» **INSTRUCTIONS FOR THE TASK**
Give back exactly the lines from the beginning of the listing below to the line holding "import pandas as pd", both ends included; the pictures stay out.

» **DATA SEGMENT**
— start —

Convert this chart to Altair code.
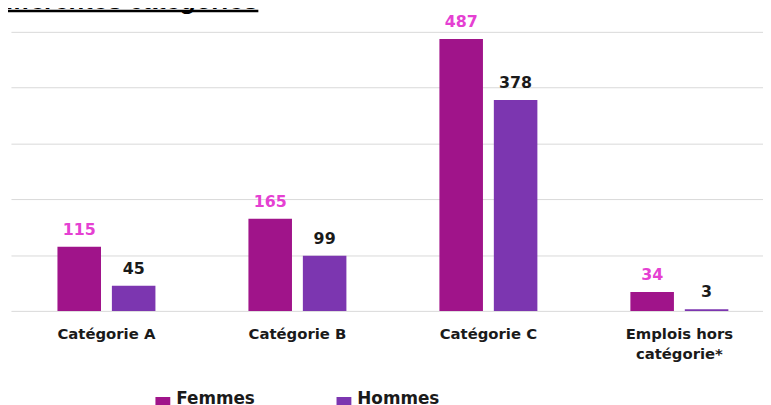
import altair as alt
import pandas as pd

CATEGORIES = ["Catégorie A", "Catégorie B", "Catégorie C", "Emplois hors\ncatégorie*"]
SERIES = ["Femmes", "Hommes"]
FEMMES = [115, 165, 487, 34]
HOMMES = [45, 99, 378, 3]
Y_TICKS = [0, 100, 200, 300, 400, 500]
TITLE = ["différentes catégories"]

BAR_COLORS = ["#A0148A", "#7C36B0"]
LABEL_PINK = "#E540D2"
DARK = "#1A1A1A"
FONT = "DejaVu Sans"

rows = []
for c, f, h in zip(CATEGORIES, FEMMES, HOMMES):
    rows.append({"categorie": c, "sexe": "Femmes", "valeur": f})
    rows.append({"categorie": c, "sexe": "Hommes", "valeur": h})
df = pd.DataFrame(rows)

x_enc = alt.X(
    "categorie:N",
    sort=CATEGORIES,
    title=None,
    scale=alt.Scale(paddingInner=0.487, paddingOuter=0.2124, align=0.573, round=False),
    axis=alt.Axis(
        labelAngle=0,
        ticks=False,
        domain=False,
        grid=False,
        labelPadding=16,
        labelFont=FONT,
        labelFontSize=15,
        labelFontWeight="bold",
        labelColor=DARK,
        labelLineHeight=20,
        labelLimit=0,
        labelExpr="split(datum.label, '\\n')",
    ),
)
xoff_enc = alt.XOffset("sexe:N", sort=SERIES, scale=alt.Scale(paddingInner=0.2, paddingOuter=0))
y_enc = alt.Y(
    "valeur:Q",
    scale=alt.Scale(domain=[0, 500], nice=False, zero=True),
    axis=alt.Axis(
        values=Y_TICKS,
        labels=False,
        ticks=False,
        domain=False,
        grid=True,
        gridColor="#D9D9D9",
        gridWidth=1,
        title=None,
    ),
)

base = alt.Chart(df)

bars = base.mark_bar().encode(
    x=x_enc,
    xOffset=xoff_enc,
    y=y_enc,
    color=alt.Color(
        "sexe:N",
        scale=alt.Scale(domain=SERIES, range=BAR_COLORS),
        legend=alt.Legend(
            title=None,
            orient="none",
            legendX=145,
            legendY=368,
            direction="horizontal",
            symbolType="square",
            symbolSize=225,
            symbolStrokeWidth=0,
            labelFont=FONT,
            labelFontSize=17,
            labelFontWeight="bold",
            labelColor=DARK,
            labelBaseline="alphabetic",
            labelOffset=5,
            columnPadding=81,
            padding=0,
            labelLimit=0,
        ),
    ),
)

labels = base.mark_text(
    dy=-12, baseline="alphabetic", font=FONT, fontSize=16, fontWeight="bold"
).encode(
    x=x_enc,
    xOffset=xoff_enc,
    y=y_enc,
    text=alt.Text("valeur:Q"),
    color=alt.condition(alt.datum.sexe == "Femmes", alt.value(LABEL_PINK), alt.value(DARK)),
)

title_df = pd.DataFrame({"t": TITLE})
title_text = alt.Chart(title_df).mark_text(
    align="right",
    baseline="alphabetic",
    font="Liberation Sans",
    fontSize=26,
    fontWeight="bold",
    fontStyle="italic",
    color="#000000",
).encode(text="t:N", x=alt.value(250), y=alt.value(-23))

title_line = alt.Chart(title_df).mark_rule(color="#000000", strokeWidth=2.5).encode(
    x=alt.value(-11), x2=alt.value(250), y=alt.value(-21)
)

chart = (
    alt.layer(bars, labels, title_text, title_line)
    .properties(
        width=760,
        height=282,
        padding={"left": 3, "top": 22, "right": 0, "bottom": 93},
        autosize=alt.AutoSizeParams(type="none"),
    )
    .configure_view(stroke=None)
)

chart.save("out.html", embed_options={"renderer": "svg", "actions": False})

— end —

» **EXERCISE RESULT**
Convert this chart to Altair code.
import altair as alt
import pandas as pd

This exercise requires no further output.